------ Supplied information ------
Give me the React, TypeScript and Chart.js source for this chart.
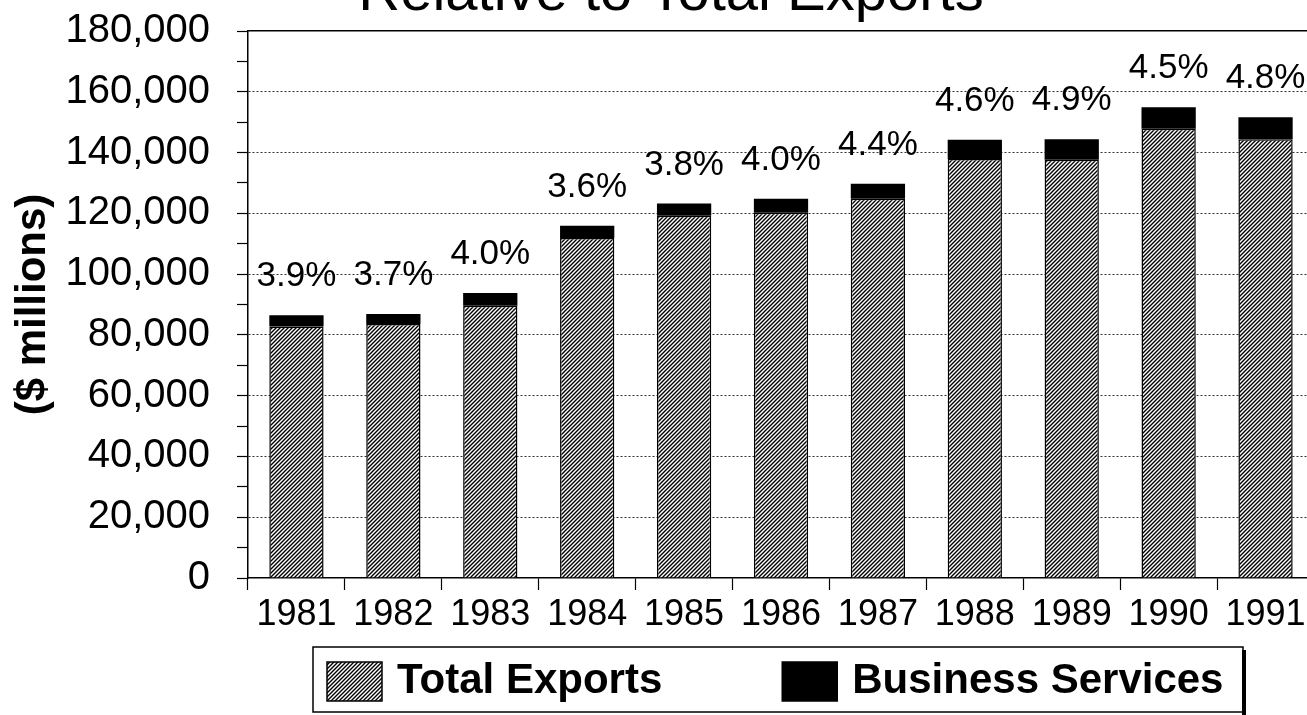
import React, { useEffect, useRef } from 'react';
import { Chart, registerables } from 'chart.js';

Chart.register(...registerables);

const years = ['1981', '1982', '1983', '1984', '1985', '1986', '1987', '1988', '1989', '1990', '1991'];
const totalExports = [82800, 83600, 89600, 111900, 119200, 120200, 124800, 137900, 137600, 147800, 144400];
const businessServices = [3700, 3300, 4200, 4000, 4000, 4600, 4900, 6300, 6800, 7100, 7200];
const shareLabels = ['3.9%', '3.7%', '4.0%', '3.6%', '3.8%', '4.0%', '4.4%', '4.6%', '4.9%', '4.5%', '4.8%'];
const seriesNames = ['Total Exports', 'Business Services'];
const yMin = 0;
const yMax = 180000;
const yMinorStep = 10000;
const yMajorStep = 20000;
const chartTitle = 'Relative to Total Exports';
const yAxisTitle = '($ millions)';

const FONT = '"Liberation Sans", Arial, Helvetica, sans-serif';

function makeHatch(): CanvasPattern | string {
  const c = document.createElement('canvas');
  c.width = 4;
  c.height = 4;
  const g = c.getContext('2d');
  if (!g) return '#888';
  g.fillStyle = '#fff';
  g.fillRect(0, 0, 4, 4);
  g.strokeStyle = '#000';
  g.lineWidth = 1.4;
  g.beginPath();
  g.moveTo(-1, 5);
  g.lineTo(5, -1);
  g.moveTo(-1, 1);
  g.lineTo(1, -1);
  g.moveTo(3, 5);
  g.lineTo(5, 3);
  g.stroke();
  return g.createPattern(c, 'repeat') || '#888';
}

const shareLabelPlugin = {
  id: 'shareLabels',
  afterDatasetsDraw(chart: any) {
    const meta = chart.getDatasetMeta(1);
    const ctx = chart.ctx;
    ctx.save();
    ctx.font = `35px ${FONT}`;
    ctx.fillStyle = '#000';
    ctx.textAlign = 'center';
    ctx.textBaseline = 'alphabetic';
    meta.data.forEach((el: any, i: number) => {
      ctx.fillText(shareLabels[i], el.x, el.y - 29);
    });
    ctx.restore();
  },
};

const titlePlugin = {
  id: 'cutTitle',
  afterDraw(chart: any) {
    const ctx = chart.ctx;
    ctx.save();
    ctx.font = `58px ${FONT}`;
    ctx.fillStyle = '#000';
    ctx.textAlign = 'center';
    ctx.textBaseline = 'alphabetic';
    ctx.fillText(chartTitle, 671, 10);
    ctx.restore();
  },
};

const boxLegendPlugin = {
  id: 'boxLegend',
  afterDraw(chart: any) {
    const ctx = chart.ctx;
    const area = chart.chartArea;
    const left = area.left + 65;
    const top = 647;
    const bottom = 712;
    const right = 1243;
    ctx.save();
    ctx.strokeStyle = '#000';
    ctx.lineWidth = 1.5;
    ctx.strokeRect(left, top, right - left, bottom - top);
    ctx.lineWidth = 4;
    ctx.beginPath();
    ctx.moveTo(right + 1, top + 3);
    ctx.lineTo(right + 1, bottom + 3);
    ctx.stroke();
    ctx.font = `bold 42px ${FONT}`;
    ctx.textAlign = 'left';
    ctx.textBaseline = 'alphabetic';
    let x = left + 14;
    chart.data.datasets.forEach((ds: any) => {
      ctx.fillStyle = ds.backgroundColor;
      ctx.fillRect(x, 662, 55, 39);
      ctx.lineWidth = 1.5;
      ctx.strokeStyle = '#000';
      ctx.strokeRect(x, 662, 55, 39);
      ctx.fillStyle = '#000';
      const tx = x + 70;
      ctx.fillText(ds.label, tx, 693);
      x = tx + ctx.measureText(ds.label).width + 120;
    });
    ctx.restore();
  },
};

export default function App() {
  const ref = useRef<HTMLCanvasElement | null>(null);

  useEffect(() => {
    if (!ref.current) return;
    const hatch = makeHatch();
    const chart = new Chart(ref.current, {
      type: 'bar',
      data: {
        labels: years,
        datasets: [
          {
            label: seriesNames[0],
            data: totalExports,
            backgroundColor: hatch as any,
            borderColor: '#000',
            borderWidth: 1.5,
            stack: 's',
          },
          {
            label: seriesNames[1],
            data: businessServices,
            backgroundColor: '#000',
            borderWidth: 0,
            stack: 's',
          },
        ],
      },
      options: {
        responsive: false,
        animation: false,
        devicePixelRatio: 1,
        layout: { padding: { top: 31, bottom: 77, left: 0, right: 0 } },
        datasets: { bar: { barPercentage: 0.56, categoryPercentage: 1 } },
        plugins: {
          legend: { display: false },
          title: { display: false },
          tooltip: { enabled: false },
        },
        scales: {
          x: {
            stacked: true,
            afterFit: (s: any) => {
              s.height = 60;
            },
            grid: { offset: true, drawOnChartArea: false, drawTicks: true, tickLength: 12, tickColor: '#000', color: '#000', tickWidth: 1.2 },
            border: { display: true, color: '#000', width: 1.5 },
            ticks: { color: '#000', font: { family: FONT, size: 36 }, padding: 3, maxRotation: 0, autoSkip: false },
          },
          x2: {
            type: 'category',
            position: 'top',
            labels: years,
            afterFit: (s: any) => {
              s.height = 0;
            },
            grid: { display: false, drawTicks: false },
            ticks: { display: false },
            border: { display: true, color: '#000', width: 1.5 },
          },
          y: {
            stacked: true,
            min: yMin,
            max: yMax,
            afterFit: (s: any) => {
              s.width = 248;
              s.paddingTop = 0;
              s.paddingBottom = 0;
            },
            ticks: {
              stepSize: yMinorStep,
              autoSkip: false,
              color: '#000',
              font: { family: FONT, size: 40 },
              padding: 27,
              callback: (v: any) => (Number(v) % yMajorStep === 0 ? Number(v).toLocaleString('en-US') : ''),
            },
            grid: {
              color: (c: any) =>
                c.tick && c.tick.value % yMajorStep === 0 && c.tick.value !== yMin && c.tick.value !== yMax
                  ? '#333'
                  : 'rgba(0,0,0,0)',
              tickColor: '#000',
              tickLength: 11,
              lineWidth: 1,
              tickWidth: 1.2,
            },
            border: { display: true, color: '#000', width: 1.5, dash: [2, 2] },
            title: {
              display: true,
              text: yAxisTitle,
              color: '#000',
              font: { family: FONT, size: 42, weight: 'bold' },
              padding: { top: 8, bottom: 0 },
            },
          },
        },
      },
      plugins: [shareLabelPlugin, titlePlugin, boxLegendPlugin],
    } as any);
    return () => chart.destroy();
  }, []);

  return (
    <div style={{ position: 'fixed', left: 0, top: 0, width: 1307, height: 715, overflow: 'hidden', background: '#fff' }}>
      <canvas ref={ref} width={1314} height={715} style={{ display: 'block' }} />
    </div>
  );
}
------
* _Written exercise_: Leave out any pictures, please, and quote only the lines from the top of the data through the line that contains "Chart.register(...registerables);".

* _Exercise output_:
Give me the React, TypeScript and Chart.js source for this chart.
import React, { useEffect, useRef } from 'react';
import { Chart, registerables } from 'chart.js';

Chart.register(...registerables);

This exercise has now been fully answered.